* Start Supplied data *
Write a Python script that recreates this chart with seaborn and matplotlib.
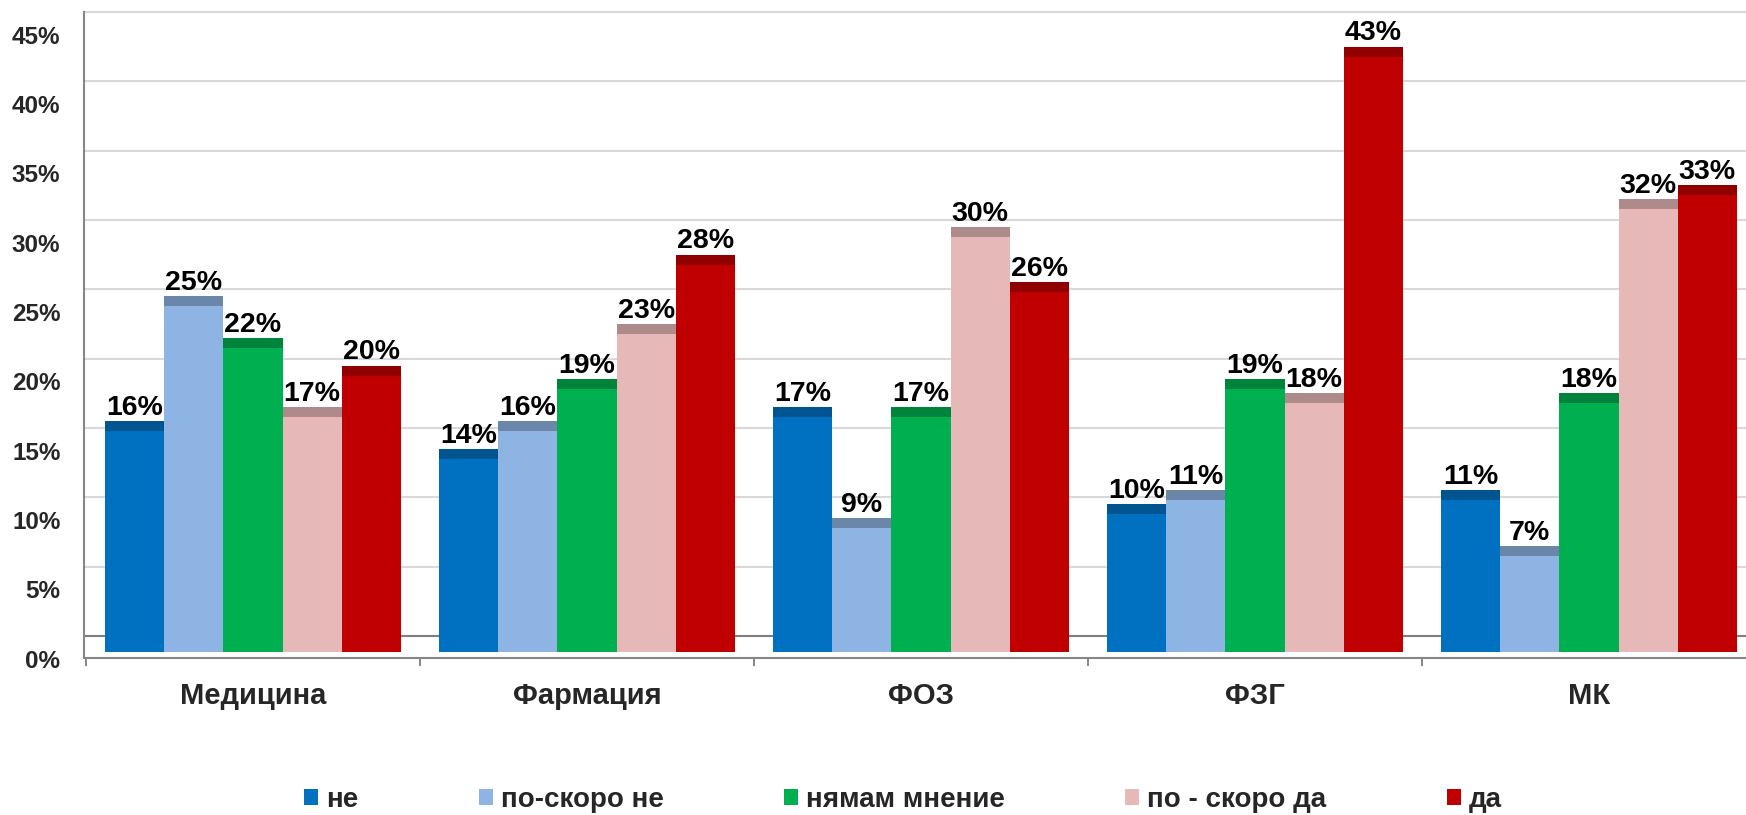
import numpy as np
import pandas as pd
import matplotlib
matplotlib.use('Agg')
import matplotlib.pyplot as plt
import seaborn as sns
from matplotlib.patches import Rectangle
from matplotlib.transforms import ScaledTranslation

# ---- data ----
faculties = ['Медицина', 'Фармация', 'ФОЗ', 'ФЗГ', 'МК']
answers = ['не', 'по-скоро не', 'нямам мнение', 'по - скоро да', 'да']
ne = [16, 14, 17, 10, 11]
po_skoro_ne = [25, 16, 9, 11, 7]
nyamam_mnenie = [22, 19, 17, 19, 18]
po_skoro_da = [17, 23, 30, 18, 32]
da = [20, 28, 26, 43, 33]
yticks = [0, 5, 10, 15, 20, 25, 30, 35, 40, 45]
colors = ['#0070C0', '#8DB4E2', '#00B050', '#E6B9B8', '#C00000']

series = [ne, po_skoro_ne, nyamam_mnenie, po_skoro_da, da]
rows = []
for ans, vals in zip(answers, series):
    for fac, v in zip(faculties, vals):
        rows.append({'faculty': fac, 'answer': ans, 'value': v})
df = pd.DataFrame(rows)

sns.set_style('white')
plt.rcParams['font.family'] = ['Liberation Sans', 'DejaVu Sans']
plt.rcParams['font.weight'] = 'bold'

W, H = 1746, 815
fig = plt.figure(figsize=(W / 100, H / 100), dpi=100)
px_per = 624 / 45.0
y0_px = 636
ybot = -(658 - y0_px) / px_per
ytop = 45.3
top_px = y0_px - ytop * px_per
ax = fig.add_axes([84 / W, 1 - 658 / H, 1 - 84 / W, (658 - top_px) / H])

sns.barplot(data=df, x='faculty', y='value', hue='answer', order=faculties,
            hue_order=answers, palette=colors, saturation=1, width=0.886,
            errorbar=None, linewidth=0, ax=ax)

ax.set_xlim(-0.506, 4.47)
ax.set_ylim(ybot, ytop)
ax.set_axisbelow(True)

# 3D-like styling: bar front face extends to floor, darker top cap
depth = 0.5
floor = -(652 - y0_px) / px_per
cap = 10 / px_per
for cont in ax.containers:
    for p in cont.patches:
        v = p.get_height()
        top = v - depth
        p.set_y(floor)
        p.set_height(top - floor)
        fc = np.array(p.get_facecolor()[:3])
        ax.add_patch(Rectangle((p.get_x(), top - cap), p.get_width(), cap,
                               facecolor=fc * 0.75, linewidth=0,
                               zorder=p.get_zorder() + 0.1))
        ax.annotate(f'{v:.0f}%', xy=(p.get_x() + p.get_width() / 2, top),
                    xytext=(0, 4.5), textcoords='offset points',
                    ha='center', va='baseline', fontsize=20.5,
                    fontweight='bold', color='black')

# grid & floor
ax.yaxis.grid(True, color='#D9D9D9', linewidth=1.5)
ax.xaxis.grid(False)
ax.axhline(0, color='#7F7F7F', linewidth=1.5, zorder=0.6)

ax.set_yticks(yticks)
ax.set_yticklabels([f'{t}%' for t in yticks], fontsize=17.5, fontweight='bold')
ax.tick_params(axis='y', length=0, pad=17)
off = ScaledTranslation(0, -0.225, fig.dpi_scale_trans)
for t in ax.yaxis.get_major_ticks():
    t.label1.set_transform(t.label1.get_transform() + off)

ax.tick_params(axis='x', which='major', length=0, pad=17, labelsize=21)
ax.set_xticks(np.arange(-0.5, 4.5, 1), minor=True)
ax.tick_params(axis='x', which='minor', length=5.8, width=1.4,
               color='#868686', direction='out', bottom=True)
for lbl in ax.get_xticklabels():
    lbl.set_fontweight('bold')
ax.set_xlabel('')
ax.set_ylabel('')

for s in ['top', 'right']:
    ax.spines[s].set_visible(False)
for s in ['left', 'bottom']:
    ax.spines[s].set_color('#868686')
    ax.spines[s].set_linewidth(1.5)
ax.spines['left'].set_bounds(ybot, 45)

sns.move_legend(ax, loc='center', bbox_to_anchor=(903 / W, 1 - 800 / H),
                bbox_transform=fig.transFigure, ncol=5, frameon=False,
                title=None, fontsize=20, handlelength=0.5, handleheight=0.5,
                handletextpad=0.29, columnspacing=4.34, borderpad=0,
                borderaxespad=0)
for txt in ax.get_legend().get_texts():
    txt.set_fontweight('bold')

fig.savefig('out.png', dpi=100)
* End Supplied data *
Restate the whole listing above exactly, please, omitting every image.

== Reply to the exercise ==
Write a Python script that recreates this chart with seaborn and matplotlib.
import numpy as np
import pandas as pd
import matplotlib
matplotlib.use('Agg')
import matplotlib.pyplot as plt
import seaborn as sns
from matplotlib.patches import Rectangle
from matplotlib.transforms import ScaledTranslation

# ---- data ----
faculties = ['Медицина', 'Фармация', 'ФОЗ', 'ФЗГ', 'МК']
answers = ['не', 'по-скоро не', 'нямам мнение', 'по - скоро да', 'да']
ne = [16, 14, 17, 10, 11]
po_skoro_ne = [25, 16, 9, 11, 7]
nyamam_mnenie = [22, 19, 17, 19, 18]
po_skoro_da = [17, 23, 30, 18, 32]
da = [20, 28, 26, 43, 33]
yticks = [0, 5, 10, 15, 20, 25, 30, 35, 40, 45]
colors = ['#0070C0', '#8DB4E2', '#00B050', '#E6B9B8', '#C00000']

series = [ne, po_skoro_ne, nyamam_mnenie, po_skoro_da, da]
rows = []
for ans, vals in zip(answers, series):
    for fac, v in zip(faculties, vals):
        rows.append({'faculty': fac, 'answer': ans, 'value': v})
df = pd.DataFrame(rows)

sns.set_style('white')
plt.rcParams['font.family'] = ['Liberation Sans', 'DejaVu Sans']
plt.rcParams['font.weight'] = 'bold'

W, H = 1746, 815
fig = plt.figure(figsize=(W / 100, H / 100), dpi=100)
px_per = 624 / 45.0
y0_px = 636
ybot = -(658 - y0_px) / px_per
ytop = 45.3
top_px = y0_px - ytop * px_per
ax = fig.add_axes([84 / W, 1 - 658 / H, 1 - 84 / W, (658 - top_px) / H])

sns.barplot(data=df, x='faculty', y='value', hue='answer', order=faculties,
            hue_order=answers, palette=colors, saturation=1, width=0.886,
            errorbar=None, linewidth=0, ax=ax)

ax.set_xlim(-0.506, 4.47)
ax.set_ylim(ybot, ytop)
ax.set_axisbelow(True)

# 3D-like styling: bar front face extends to floor, darker top cap
depth = 0.5
floor = -(652 - y0_px) / px_per
cap = 10 / px_per
for cont in ax.containers:
    for p in cont.patches:
        v = p.get_height()
        top = v - depth
        p.set_y(floor)
        p.set_height(top - floor)
        fc = np.array(p.get_facecolor()[:3])
        ax.add_patch(Rectangle((p.get_x(), top - cap), p.get_width(), cap,
                               facecolor=fc * 0.75, linewidth=0,
                               zorder=p.get_zorder() + 0.1))
        ax.annotate(f'{v:.0f}%', xy=(p.get_x() + p.get_width() / 2, top),
                    xytext=(0, 4.5), textcoords='offset points',
                    ha='center', va='baseline', fontsize=20.5,
                    fontweight='bold', color='black')

# grid & floor
ax.yaxis.grid(True, color='#D9D9D9', linewidth=1.5)
ax.xaxis.grid(False)
ax.axhline(0, color='#7F7F7F', linewidth=1.5, zorder=0.6)

ax.set_yticks(yticks)
ax.set_yticklabels([f'{t}%' for t in yticks], fontsize=17.5, fontweight='bold')
ax.tick_params(axis='y', length=0, pad=17)
off = ScaledTranslation(0, -0.225, fig.dpi_scale_trans)
for t in ax.yaxis.get_major_ticks():
    t.label1.set_transform(t.label1.get_transform() + off)

ax.tick_params(axis='x', which='major', length=0, pad=17, labelsize=21)
ax.set_xticks(np.arange(-0.5, 4.5, 1), minor=True)
ax.tick_params(axis='x', which='minor', length=5.8, width=1.4,
               color='#868686', direction='out', bottom=True)
for lbl in ax.get_xticklabels():
    lbl.set_fontweight('bold')
ax.set_xlabel('')
ax.set_ylabel('')

for s in ['top', 'right']:
    ax.spines[s].set_visible(False)
for s in ['left', 'bottom']:
    ax.spines[s].set_color('#868686')
    ax.spines[s].set_linewidth(1.5)
ax.spines['left'].set_bounds(ybot, 45)

sns.move_legend(ax, loc='center', bbox_to_anchor=(903 / W, 1 - 800 / H),
                bbox_transform=fig.transFigure, ncol=5, frameon=False,
                title=None, fontsize=20, handlelength=0.5, handleheight=0.5,
                handletextpad=0.29, columnspacing=4.34, borderpad=0,
                borderaxespad=0)
for txt in ax.get_legend().get_texts():
    txt.set_fontweight('bold')

fig.savefig('out.png', dpi=100)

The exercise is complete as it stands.